### TASK INPUTS
>>>>>

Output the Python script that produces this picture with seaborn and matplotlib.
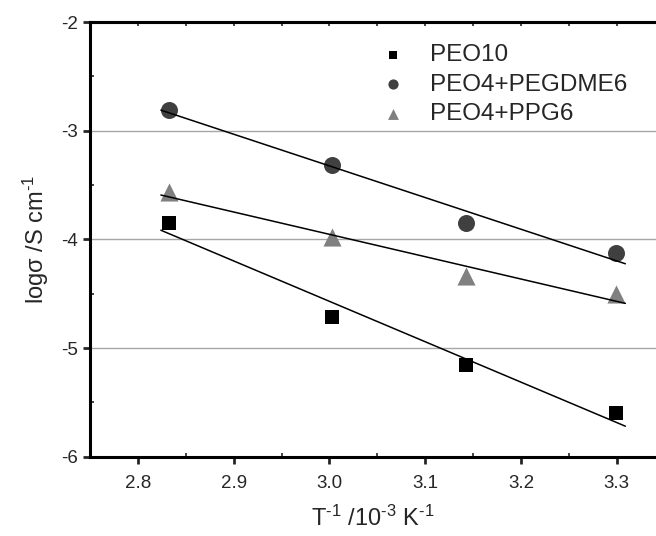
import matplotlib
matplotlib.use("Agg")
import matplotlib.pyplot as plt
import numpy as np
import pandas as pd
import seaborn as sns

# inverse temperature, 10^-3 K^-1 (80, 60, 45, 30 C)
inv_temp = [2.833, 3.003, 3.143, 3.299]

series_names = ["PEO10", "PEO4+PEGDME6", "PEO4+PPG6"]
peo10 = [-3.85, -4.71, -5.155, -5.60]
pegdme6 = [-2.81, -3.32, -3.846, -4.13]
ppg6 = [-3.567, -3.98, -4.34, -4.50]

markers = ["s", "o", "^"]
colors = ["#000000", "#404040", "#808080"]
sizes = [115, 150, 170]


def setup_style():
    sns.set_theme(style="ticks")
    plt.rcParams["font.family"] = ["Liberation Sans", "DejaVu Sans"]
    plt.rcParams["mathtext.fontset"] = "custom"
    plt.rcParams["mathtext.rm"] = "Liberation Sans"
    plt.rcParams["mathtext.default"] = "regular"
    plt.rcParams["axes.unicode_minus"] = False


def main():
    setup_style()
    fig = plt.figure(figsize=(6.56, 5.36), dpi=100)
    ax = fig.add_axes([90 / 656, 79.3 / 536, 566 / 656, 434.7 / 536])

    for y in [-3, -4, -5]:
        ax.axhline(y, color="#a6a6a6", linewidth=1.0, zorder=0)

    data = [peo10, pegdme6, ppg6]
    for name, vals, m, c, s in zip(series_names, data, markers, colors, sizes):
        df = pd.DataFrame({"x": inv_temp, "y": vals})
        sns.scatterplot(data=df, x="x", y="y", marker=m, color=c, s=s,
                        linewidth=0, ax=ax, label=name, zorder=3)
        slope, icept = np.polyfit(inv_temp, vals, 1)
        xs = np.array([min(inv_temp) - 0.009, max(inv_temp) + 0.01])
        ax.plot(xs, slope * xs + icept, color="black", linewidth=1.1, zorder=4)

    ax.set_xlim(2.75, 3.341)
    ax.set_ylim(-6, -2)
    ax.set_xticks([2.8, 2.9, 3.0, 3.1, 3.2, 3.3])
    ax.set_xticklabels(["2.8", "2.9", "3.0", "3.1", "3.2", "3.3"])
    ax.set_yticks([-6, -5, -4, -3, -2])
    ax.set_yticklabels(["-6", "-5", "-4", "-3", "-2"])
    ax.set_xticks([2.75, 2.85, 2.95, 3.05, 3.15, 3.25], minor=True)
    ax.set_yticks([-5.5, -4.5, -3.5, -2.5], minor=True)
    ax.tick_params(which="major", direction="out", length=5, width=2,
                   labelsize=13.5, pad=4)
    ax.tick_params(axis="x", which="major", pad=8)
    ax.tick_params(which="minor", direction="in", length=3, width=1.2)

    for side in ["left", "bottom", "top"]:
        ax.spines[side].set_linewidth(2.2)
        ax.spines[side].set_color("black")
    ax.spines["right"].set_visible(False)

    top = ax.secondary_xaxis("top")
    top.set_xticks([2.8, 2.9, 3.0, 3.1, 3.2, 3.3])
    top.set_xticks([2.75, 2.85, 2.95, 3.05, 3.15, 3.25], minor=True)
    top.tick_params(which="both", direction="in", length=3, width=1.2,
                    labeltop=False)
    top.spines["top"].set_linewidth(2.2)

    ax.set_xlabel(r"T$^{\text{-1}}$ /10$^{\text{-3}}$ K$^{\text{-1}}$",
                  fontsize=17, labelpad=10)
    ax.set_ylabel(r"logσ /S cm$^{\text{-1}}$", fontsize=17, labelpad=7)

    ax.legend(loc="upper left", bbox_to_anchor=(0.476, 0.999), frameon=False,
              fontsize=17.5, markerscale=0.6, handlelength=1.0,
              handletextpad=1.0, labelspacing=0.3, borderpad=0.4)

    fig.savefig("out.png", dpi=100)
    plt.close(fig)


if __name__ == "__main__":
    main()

<<<<<
>>>>>

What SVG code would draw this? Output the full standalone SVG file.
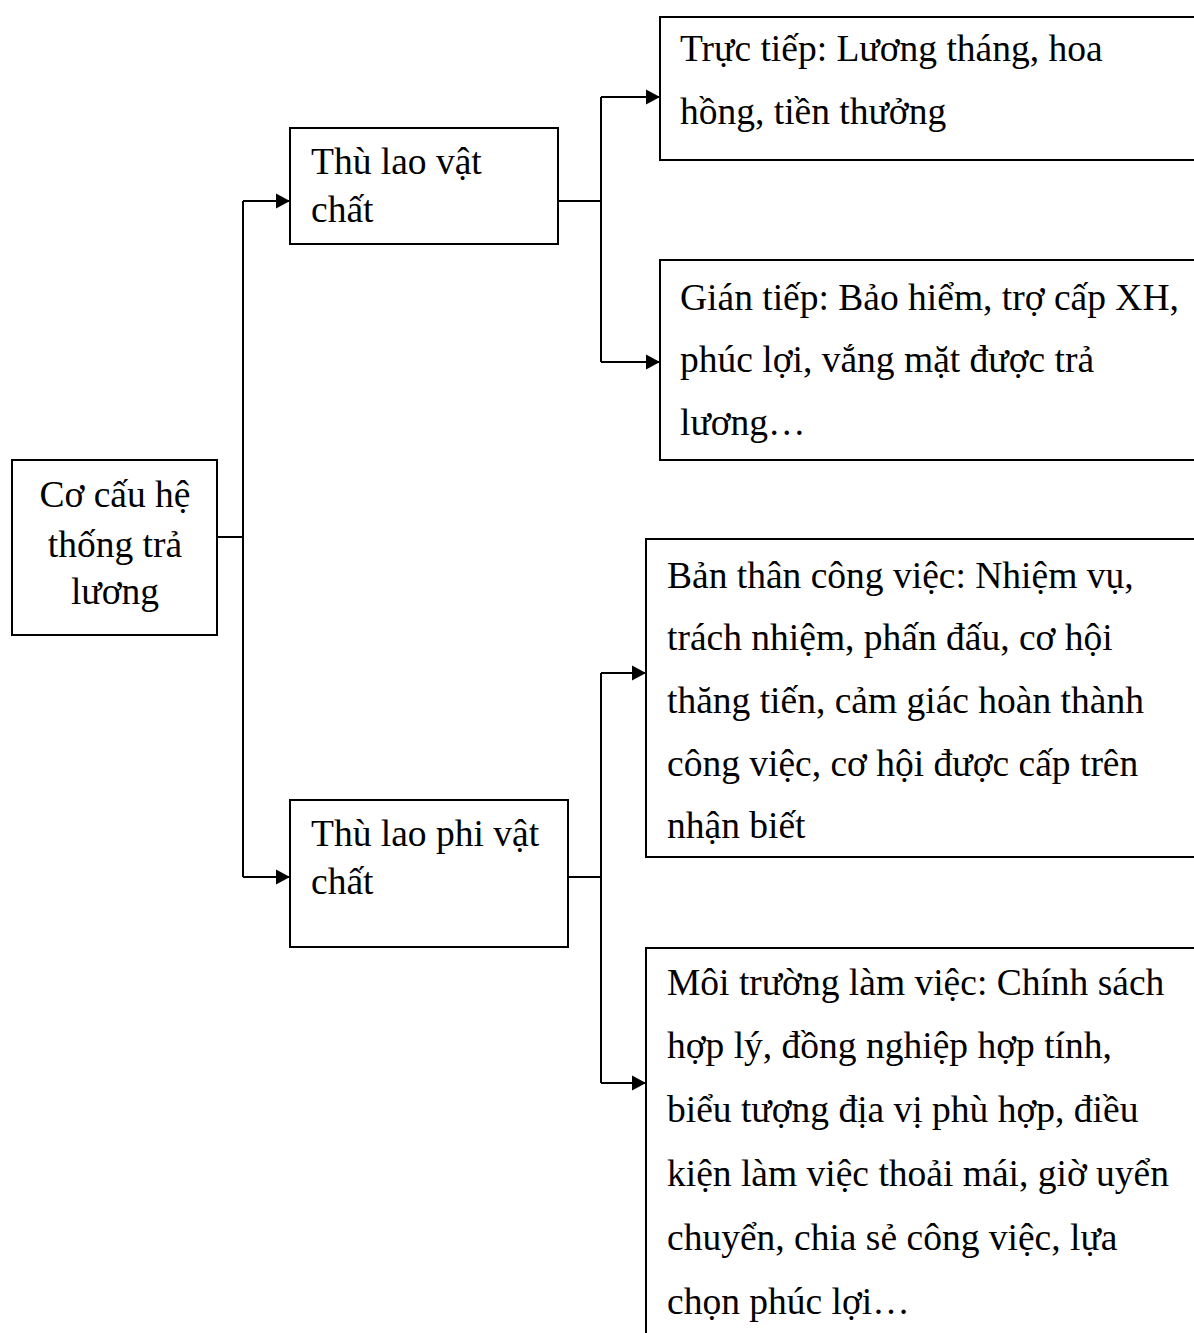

<<<<<

### WHAT TO DO
Quote the lines above exactly, starting with the one that has "Output the Python" and ending with the one that has "sizes = [115, 150, 170]"; drop the pictures and include nothing else.

### COMPLETE ANSWER
Output the Python script that produces this picture with seaborn and matplotlib.
import matplotlib
matplotlib.use("Agg")
import matplotlib.pyplot as plt
import numpy as np
import pandas as pd
import seaborn as sns

# inverse temperature, 10^-3 K^-1 (80, 60, 45, 30 C)
inv_temp = [2.833, 3.003, 3.143, 3.299]

series_names = ["PEO10", "PEO4+PEGDME6", "PEO4+PPG6"]
peo10 = [-3.85, -4.71, -5.155, -5.60]
pegdme6 = [-2.81, -3.32, -3.846, -4.13]
ppg6 = [-3.567, -3.98, -4.34, -4.50]

markers = ["s", "o", "^"]
colors = ["#000000", "#404040", "#808080"]
sizes = [115, 150, 170]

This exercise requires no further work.